Effect of variation in edge geometry on wear and life of coated carbide face milling inserts

Abstract

Brittle tools such as carbides and ceramics usually fail by wear and often by brittle fracture. Wear is a systematic process and predictable but, because brittle fracture is random and catastrophic in nature, it is very detrimental in all respects, particularly for machining expensive jobs in sophisticated machine tools. The problem of such premature tool failure becomes more acute in intermittent cutting such as face milling which is characterized by both thermal and mechanical shock loading. It has been reported earlier that proper edge bevelling retards tool failure, particularly by fracturing, mainly through edge strengthening, controlled contact cutting and better heat dissipation.

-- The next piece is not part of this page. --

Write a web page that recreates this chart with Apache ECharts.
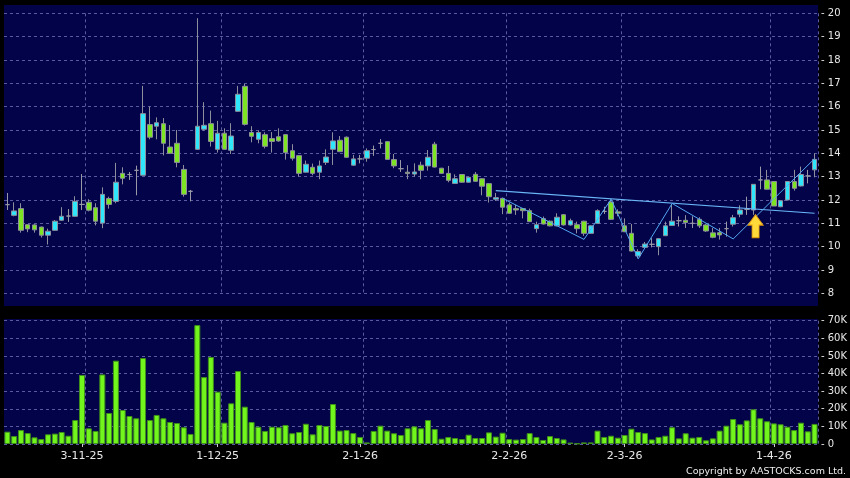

The present authors have experimentally studied the effects of bevelling the major cutting edge with varying land geometry on the magnitude and pattern of chipping, fracturing and wear of coated carbide face milling inserts under high speed-feed machining of low carbon steel. Based on the experimental results a mathematical model has also been developed depicting the role of the major geometrical and process parameters on the tool life. It has been observed that the land geometry and edge radius play significant roles in the wear pattern and life of such milling inserts. Scope exists to optimize the geometry of the cutting edges for the best performance of such tools for different levels of cutting speed and feed.